Help with the query and index.

Question

Post reply

Help with the query and index.

mayurkb

Ten Centuries

Points: 1155
More actions
August 7, 2013 at 9:03 am

#281672

I've a table which has about 15 columns, I'll just put 3 columns here in the script that we would be using in the script.
CREATE TABLE "schema"."tblTest"
(
"TestId" uniqueidentifier NOT NULL ,
"StartDateTime" datetime2 NOT NULL ,
"EndDateTime" datetime2 NULL
)
TestId is PK with a clustered index. Also, there is 1 nonclustered index on StartDateTime. No index is present on Enddatetime.
The query I need to rewrite\optimise is like this:
SELECT TOP (500) test.[TestId]
FROM tblTest as test
WHERE COALESCE(test.EndDateTime, test.StartDateTime) < @Date;
The table will have about 1 million records, and about 1/16th (about 6-7%) of that would be part of the output at any given time. Right now this query does clustered index scan. I would like it to do seeks instead.
Solutions I tried:
1) Add a computed column with definition: (case when EndDateTime is not null then EndDateTime Else StartDateTime End) and have an index on this. This works perfect but I cannot use this because we use microsoft sync framework that does not like computed columns.
2) Indexed view with computed column. Again, we cannot use this as we need to support SQLExpress.
3) Completely re-write the query by splitting it into 2 queries and union the 2 results. Create 2 separate indexes on enddatetime and startdatetime. This seems little overkill maybe.
;with cte as
(SELECT test.[TestId]
FROM schema.tblTest as test
WHERE test.EndDateTime < @Date
union all
SELECT test.[TestId]
FROM schema.tblTest as test
WHERE test.EndDateTime is null and test.StartDateTime < @Date)
select top 500 testid from cte
Any help on finding a better solution would be appreciated.
Thanks in advance.

Viewing 10 posts - 1 through 10 (of 10 total)

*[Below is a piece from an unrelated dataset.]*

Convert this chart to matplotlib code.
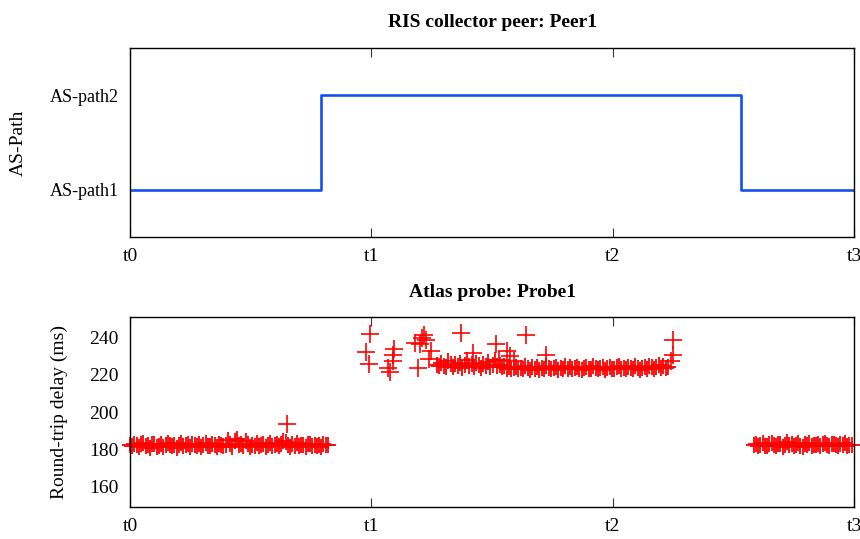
import numpy as np
import matplotlib
matplotlib.use("Agg")
import matplotlib.pyplot as plt

plt.rcParams['font.family'] = ['Liberation Serif', 'DejaVu Serif']

# top panel: AS path seen by the RIS peer
change_times = [0.0, 0.79, 2.53, 3.0]
as_path = [1, 2, 1, 1]
path_labels = ['AS-path1', 'AS-path2']

time_ticks = [0, 1, 2, 3]
time_labels = ['t0', 't1', 't2', 't3']

# bottom panel: RTT measurements (periodic samples, three bands)
band1_start, band1_end = 0.0, 0.82
band1_rtt = [182.3, 181.6, 183.0, 182.1, 181.2, 182.8, 183.4, 181.9, 182.5, 180.9,
             182.7, 183.1, 181.5, 182.0, 182.9, 181.3, 182.4, 183.6, 182.2, 181.7,
             182.6, 180.8, 182.1, 183.2, 181.8, 182.5, 182.9, 181.4, 183.0, 182.3,
             181.9, 182.7, 181.1, 182.4, 183.3, 182.0, 181.6, 182.8, 182.2, 181.5,
             183.1, 182.6, 181.9, 182.3, 184.9, 182.7, 181.4, 184.6, 185.3, 182.1,
             182.9, 181.8, 184.4, 183.0, 181.2, 182.6, 182.0, 183.5, 181.7, 182.4,
             182.8, 181.3, 182.5, 183.2, 181.9, 182.1, 182.7, 181.6, 183.0, 184.7,
             184.2, 182.3, 181.5, 182.9, 182.0, 183.3, 181.8, 182.5, 182.2, 181.1,
             182.8, 183.1, 181.7, 182.4, 182.0, 182.6, 181.4, 183.0, 182.3, 182.1]

band2_start, band2_end = 1.27, 2.23
band2_rtt = [225.2, 224.4, 226.0, 224.8, 223.9, 227.3, 225.5, 224.1, 225.9, 224.6,
             226.4, 223.8, 225.1, 227.8, 224.9, 225.6, 224.2, 226.2, 225.0, 223.7,
             225.8, 224.5, 226.7, 224.0, 225.3, 228.1, 224.7, 225.4, 223.9, 224.9,
             223.2, 224.0, 222.8, 223.6, 224.3, 222.9, 223.8, 223.1, 224.5, 223.4,
             222.7, 223.9, 223.3, 224.2, 222.6, 223.7, 223.0, 224.4, 223.5, 222.9,
             223.8, 224.1, 222.5, 223.6, 223.2, 224.6, 223.0, 223.9, 222.8, 223.4,
             224.3, 223.1, 222.7, 223.8, 224.0, 223.3, 222.9, 224.5, 223.6, 223.0,
             223.7, 224.2, 222.6, 223.5, 224.1, 223.2, 222.8, 223.9, 224.4, 223.1,
             223.6, 222.9, 224.3, 223.4, 223.0, 224.6, 223.8, 222.7, 223.5, 224.0,
             223.2, 224.7, 223.9, 223.3, 224.2, 225.0, 223.6, 224.4, 223.8, 224.1]

band3_start, band3_end = 2.585, 2.99
band3_rtt = [182.4, 183.1, 181.8, 182.6, 183.3, 182.0, 181.6, 182.9, 183.5, 182.2,
             181.9, 182.7, 183.0, 181.5, 182.4, 183.8, 182.1, 182.8, 181.7, 182.5,
             183.2, 182.0, 181.4, 182.9, 182.3, 183.4, 181.8, 182.6, 182.1, 183.0,
             181.9, 182.7, 183.3, 182.2, 181.6, 182.8, 183.1, 182.4, 181.7, 182.9,
             182.3, 183.2, 181.9, 182.5, 182.2]

outlier_t = [0.652, 0.995, 0.978, 0.990, 1.070, 1.077, 1.088, 1.095, 1.090, 1.181,
             1.200, 1.209, 1.220, 1.225, 1.195, 1.246, 1.240, 1.370, 1.423, 1.517,
             1.530, 1.561, 1.575, 1.590, 1.641, 1.724, 2.252, 2.248, 2.240]
outlier_rtt = [193.5, 242.0, 232.0, 225.5, 223.5, 221.5, 230.5, 234.0, 227.5, 237.0,
               236.5, 239.5, 241.5, 238.5, 223.5, 232.5, 228.5, 242.3, 231.8, 236.3,
               228.0, 232.5, 229.8, 227.5, 241.0, 230.8, 238.8, 230.8, 227.5]

fig = plt.figure(figsize=(8.6, 5.39), dpi=100)
ax1 = fig.add_axes([0.1512, 0.5603, 0.8418, 0.3512])
ax2 = fig.add_axes([0.1512, 0.0599, 0.8418, 0.3513])

ax1.step(change_times, as_path, where='post', color='#1450f0', lw=1.9)
ax1.set_xlim(0, 3)
ax1.set_ylim(0.5, 2.5)
ax1.set_yticks([1, 2])
ax1.set_yticklabels(path_labels)
ax1.set_ylabel('AS-Path', fontsize=14)
ax1.yaxis.set_label_coords(-0.142, 0.5)
ax1.set_title('RIS collector peer: Peer1', fontsize=14, fontweight='bold', pad=15)

for start, end, rtt in [(band1_start, band1_end, band1_rtt),
                        (band2_start, band2_end, band2_rtt),
                        (band3_start, band3_end, band3_rtt)]:
    t = np.linspace(start, end, len(rtt))
    ax2.plot(t, rtt, ls='none', marker='+', ms=12, mew=1.3, color='red', clip_on=False)
ax2.plot(outlier_t, outlier_rtt, ls='none', marker='+', ms=12.5, mew=1.2, color='red', clip_on=False)
ax2.set_xlim(0, 3)
ax2.set_ylim(149.3, 250.7)
ax2.set_yticks([160, 180, 200, 220, 240])
ax2.set_ylabel('Round-trip delay (ms)', fontsize=14)
ax2.yaxis.set_label_coords(-0.086, 0.5)
ax2.set_title('Atlas probe: Probe1', fontsize=14, fontweight='bold', pad=15)

for ax in (ax1, ax2):
    ax.set_xticks(time_ticks)
    ax.set_xticklabels(time_labels)
    ax.tick_params(axis='x', direction='in', top=True, bottom=True, length=6.5,
                   width=0.8, color='#333333', labelsize=14, pad=8)
    ax.tick_params(axis='y', length=0, labelsize=14, pad=8)
    for s in ax.spines.values():
        s.set_linewidth(1.0)
ax1.tick_params(axis='y', labelsize=13)

fig.savefig('out.png', dpi=100)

You must be logged in to reply to this topic. Login to reply

Sean Lange SSC Guru Points: 286609 More actions · Answer 1

Why not just split the two conditions? No need for a cte here.

SELECT TOP (500) test.[TestId]

FROM tblTest as test

WHERE test.EndDateTime < @Date OR test.StartDateTime < @Date;

The next question is, which 500 rows do you want? Do you care? Is it ok if the order changes randomly? Unless you add an order by to this query you have no way of knowing which 500 rows it will return.

_______________________________________________________________

Need help? Help us help you.

Read the article at http://www.sqlservercentral.com/articles/Best+Practices/61537/ for best practices on asking questions.

Need to split a string? Try Jeff Modens splitter http://www.sqlservercentral.com/articles/Tally+Table/72993/.

Cross Tabs and Pivots, Part 1 – Converting Rows to Columns - http://www.sqlservercentral.com/articles/T-SQL/63681/
Cross Tabs and Pivots, Part 2 - Dynamic Cross Tabs - http://www.sqlservercentral.com/articles/Crosstab/65048/
Understanding and Using APPLY (Part 1) - http://www.sqlservercentral.com/articles/APPLY/69953/
Understanding and Using APPLY (Part 2) - http://www.sqlservercentral.com/articles/APPLY/69954/

mayurkb Ten Centuries Points: 1155 More actions · Answer 2

Sean Lange (8/7/2013)
Why not just split the two conditions? No need for a cte here.
SELECT TOP (500) test.[TestId]
FROM tblTest as test
WHERE test.EndDateTime < @Date OR test.StartDateTime < @Date;
The next question is, which 500 rows do you want? Do you care? Is it ok if the order changes randomly? Unless you add an order by to this query you have no way of knowing which 500 rows it will return.

Thanks Sean.

We have to use StartDateTime only if Enddatetime is null. We are doing batching that's why 500. That's configurable and we do not care about ordering.

Stefan_G SSCertifiable Points: 6609 More actions · Answer 3

Solutions I tried:
1) Add a computed column with definition: (case when EndDateTime is not null then EndDateTime Else StartDateTime End) and have an index on this. This works perfect but I cannot use this because we use microsoft sync framework that does not like computed columns.
2) Indexed view with computed column. Again, we cannot use this as we need to support SQLExpress.
3) Completely re-write the query by splitting it into 2 queries and union the 2 results. Create 2 separate indexes on enddatetime and startdatetime. This seems little overkill maybe.
;with cte as
(SELECT test.[TestId]
FROM schema.tblTest as test
WHERE test.EndDateTime < @Date
union all
SELECT test.[TestId]
FROM schema.tblTest as test
WHERE test.EndDateTime is null and test.StartDateTime < @Date)
select top 500 testid from cte
Any help on finding a better solution would be appreciated.
Thanks in advance.

What is wrong with your solution 3? It seems like an ok solution to me?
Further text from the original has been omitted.